The duo generate attention without authority, spectacle without responsibility, disruption without mandate.

Contrast this with the inspirational service of Sophie, Duchess of Edinburgh, whose official visits to Somalia and Kenya last week were undertaken at the request of the British government.

Meeting President Hassan Sheikh Mohamud, she advanced concrete objectives on conflict-related sexual violence and women’s leadership. Institutional alignment. Diplomatic clarity. Constitutional coherence. The Sussexes’ antics are the precise opposite: chaos masquerading as moral authority.

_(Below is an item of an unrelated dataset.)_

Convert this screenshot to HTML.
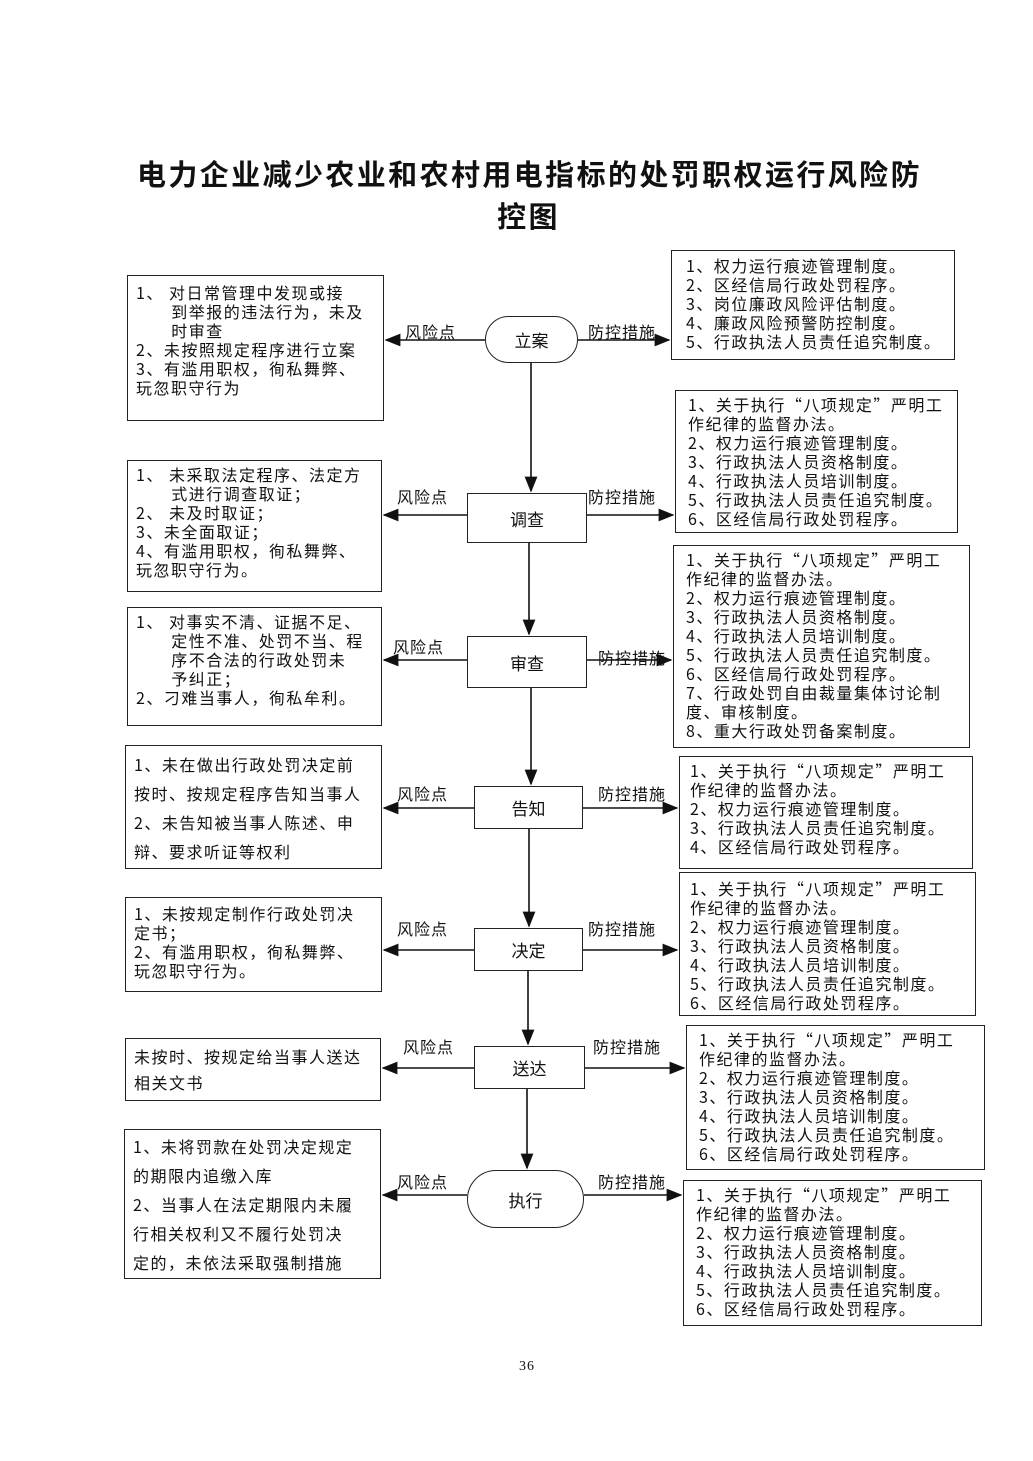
<!DOCTYPE html>
<html><head><meta charset="utf-8"><style>
body{margin:0;background:#fff;}
#p{position:relative;width:1033px;height:1461px;overflow:hidden;font-family:"Liberation Sans","Noto Sans CJK SC",sans-serif;color:#111;}
.b{position:absolute;border:1.5px solid #222;box-sizing:border-box;font-size:16px;letter-spacing:1.5px;line-height:19px;padding:4px 8px;white-space:nowrap;font-family:"Noto Sans CJK SC",sans-serif;}
.n{position:absolute;border:1.5px solid #222;box-sizing:border-box;font-size:17px;display:flex;align-items:center;justify-content:center;background:#fff;}
.l{position:absolute;font-size:16px;white-space:nowrap;letter-spacing:1px;}
.t{position:absolute;width:1033px;text-align:center;font-weight:bold;font-size:29px;letter-spacing:2.4px;}
.in{padding-left:2.2em;}
</style></head><body><div id="p">
<div class="t" style="top:152px;left:13px">电力企业减少农业和农村用电指标的处罚职权运行风险防</div>
<div class="t" style="top:194px;left:12px">控图</div>
<svg width="1033" height="1461" style="position:absolute;left:0;top:0">
<defs><marker id="a" markerWidth="10" markerHeight="8" refX="9" refY="4" orient="auto"><path d="M0,0 L10,4 L0,8 z" fill="#111"/></marker></defs>
<g stroke="#111" stroke-width="1.6" fill="none" marker-end="url(#a)">
<line x1="485" y1="340" x2="386" y2="340"/><line x1="578" y1="340" x2="669" y2="340"/>
<line x1="467" y1="515" x2="384" y2="515"/><line x1="587" y1="515" x2="673" y2="515"/>
<line x1="467" y1="660" x2="384" y2="660"/><line x1="587" y1="660" x2="671" y2="660"/>
<line x1="474" y1="808" x2="384" y2="808"/><line x1="583" y1="808" x2="677" y2="808"/>
<line x1="474" y1="950" x2="384" y2="950"/><line x1="583" y1="950" x2="677" y2="950"/>
<line x1="474" y1="1068" x2="383" y2="1068"/><line x1="585" y1="1068" x2="684" y2="1068"/>
<line x1="467" y1="1195" x2="383" y2="1195"/><line x1="584" y1="1195" x2="681" y2="1195"/>
<line x1="531" y1="363" x2="531" y2="491"/>
<line x1="529" y1="543" x2="529" y2="634"/>
<line x1="531" y1="688" x2="531" y2="784"/>
<line x1="529" y1="829" x2="529" y2="926"/>
<line x1="528" y1="971" x2="528" y2="1044"/>
<line x1="527" y1="1089" x2="527" y2="1168"/>
</g></svg>
<div class="n" style="left:485px;top:316px;width:93px;height:47px;border-radius:24px">立案</div>
<div class="n" style="left:467px;top:493px;width:120px;height:50px">调查</div>
<div class="n" style="left:467px;top:636px;width:120px;height:52px">审查</div>
<div class="n" style="left:474px;top:786px;width:109px;height:43px">告知</div>
<div class="n" style="left:474px;top:928px;width:109px;height:43px">决定</div>
<div class="n" style="left:474px;top:1046px;width:111px;height:43px">送达</div>
<div class="n" style="left:467px;top:1170px;width:117px;height:58px;border-radius:29px">执行</div>
<div class="l" style="left:405px;top:319px">风险点</div><div class="l" style="left:588px;top:319px">防控措施</div>
<div class="l" style="left:397px;top:484px">风险点</div><div class="l" style="left:588px;top:484px">防控措施</div>
<div class="l" style="left:393px;top:634px">风险点</div><div class="l" style="left:598px;top:645px">防控措施</div>
<div class="l" style="left:397px;top:781px">风险点</div><div class="l" style="left:598px;top:781px">防控措施</div>
<div class="l" style="left:397px;top:916px">风险点</div><div class="l" style="left:588px;top:916px">防控措施</div>
<div class="l" style="left:403px;top:1034px">风险点</div><div class="l" style="left:593px;top:1034px">防控措施</div>
<div class="l" style="left:397px;top:1169px">风险点</div><div class="l" style="left:598px;top:1169px">防控措施</div>

<div class="b" style="left:127px;top:275px;width:257px;height:146px;padding-top:7px">1、 对日常管理中发现或接<br><span class="in">到举报的违法行为，未及</span><br><span class="in">时审查</span><br>2、未按照规定程序进行立案<br>3、有滥用职权，徇私舞弊、<br>玩忽职守行为</div>
<div class="b" style="left:671px;top:250px;width:284px;height:110px;padding-left:14px;padding-top:5px">1、权力运行痕迹管理制度。<br>2、区经信局行政处罚程序。<br>3、岗位廉政风险评估制度。<br>4、廉政风险预警防控制度。<br>5、行政执法人员责任追究制度。</div>

<div class="b" style="left:127px;top:460px;width:255px;height:132px">1、 未采取法定程序、法定方<br><span class="in">式进行调查取证；</span><br>2、 未及时取证；<br>3、未全面取证；<br>4、有滥用职权，徇私舞弊、<br>玩忽职守行为。</div>
<div class="b" style="left:675px;top:390px;width:283px;height:143px;padding-left:12px">1、关于执行“八项规定”严明工<br>作纪律的监督办法。<br>2、权力运行痕迹管理制度。<br>3、行政执法人员资格制度。<br>4、行政执法人员培训制度。<br>5、行政执法人员责任追究制度。<br>6、区经信局行政处罚程序。</div>

<div class="b" style="left:127px;top:607px;width:255px;height:119px">1、 对事实不清、证据不足、<br><span class="in">定性不准、处罚不当、程</span><br><span class="in">序不合法的行政处罚未</span><br><span class="in">予纠正；</span><br>2、刁难当事人，徇私牟利。</div>
<div class="b" style="left:673px;top:545px;width:297px;height:203px;padding-left:12px">1、关于执行“八项规定”严明工<br>作纪律的监督办法。<br>2、权力运行痕迹管理制度。<br>3、行政执法人员资格制度。<br>4、行政执法人员培训制度。<br>5、行政执法人员责任追究制度。<br>6、区经信局行政处罚程序。<br>7、行政处罚自由裁量集体讨论制<br>度、审核制度。<br>8、重大行政处罚备案制度。</div>

<div class="b" style="left:125px;top:745px;width:257px;height:124px;line-height:29px;padding-top:4px">1、未在做出行政处罚决定前<br>按时、按规定程序告知当事人<br>2、未告知被当事人陈述、申<br>辩、要求听证等权利</div>
<div class="b" style="left:679px;top:756px;width:294px;height:113px;padding-left:10px">1、关于执行“八项规定”严明工<br>作纪律的监督办法。<br>2、权力运行痕迹管理制度。<br>3、行政执法人员责任追究制度。<br>4、区经信局行政处罚程序。</div>

<div class="b" style="left:125px;top:897px;width:257px;height:95px;padding-top:6px">1、未按规定制作行政处罚决<br>定书；<br>2、有滥用职权，徇私舞弊、<br>玩忽职守行为。</div>
<div class="b" style="left:679px;top:872px;width:297px;height:144px;padding-left:10px;padding-top:6px">1、关于执行“八项规定”严明工<br>作纪律的监督办法。<br>2、权力运行痕迹管理制度。<br>3、行政执法人员资格制度。<br>4、行政执法人员培训制度。<br>5、行政执法人员责任追究制度。<br>6、区经信局行政处罚程序。</div>

<div class="b" style="left:125px;top:1038px;width:256px;height:63px;line-height:26px;padding-top:4px">未按时、按规定给当事人送达<br>相关文书</div>
<div class="b" style="left:686px;top:1025px;width:299px;height:145px;padding-left:12px">1、关于执行“八项规定”严明工<br>作纪律的监督办法。<br>2、权力运行痕迹管理制度。<br>3、行政执法人员资格制度。<br>4、行政执法人员培训制度。<br>5、行政执法人员责任追究制度。<br>6、区经信局行政处罚程序。</div>

<div class="b" style="left:124px;top:1129px;width:257px;height:150px;line-height:29px;padding-top:2px">1、未将罚款在处罚决定规定<br>的期限内追缴入库<br>2、当事人在法定期限内未履<br>行相关权利又不履行处罚决<br>定的，未依法采取强制措施</div>
<div class="b" style="left:683px;top:1180px;width:299px;height:146px;padding-left:12px">1、关于执行“八项规定”严明工<br>作纪律的监督办法。<br>2、权力运行痕迹管理制度。<br>3、行政执法人员资格制度。<br>4、行政执法人员培训制度。<br>5、行政执法人员责任追究制度。<br>6、区经信局行政处罚程序。</div>

<div class="l" style="left:519px;top:1359px;font-size:14px;font-family:'Liberation Serif',serif">36</div>
</div></body></html>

They insist they are private citizens. Very well. Then relinquish the public instruments of rank. A duke conducting freelance diplomacy is constitutional nonsense, a recipe for confusion abroad and embarrassment at home. Titles are not props. They are instruments of the state.

Britain’s global standing depends on clarity: who speaks, who negotiates, who carries authority. In regions entangled with terrorism, fragile alliances, and contested narratives, ambiguity is not charming. It is dangerous.

As long as Prince Harry and Meghan Markle retain their titles, every overseas appearance carries an implied endorsement. That is not opinion — it is a consequence. And Britain must not continue embowering a frivolous brand masquerading as a monarchy.

The remedy is obvious.

Strip the titles. Remove the privileges. End the theatre.

If they wish to operate as entertainers of influencers, they may do so — but only as private citizens. No coronet. No rank. No implied authority.

The monarchy cannot survive perpetual self-promotion under inherited rank. Clarity protects institutions; indulgence corrodes them. The time for indulgence of this rogue pair has long passed.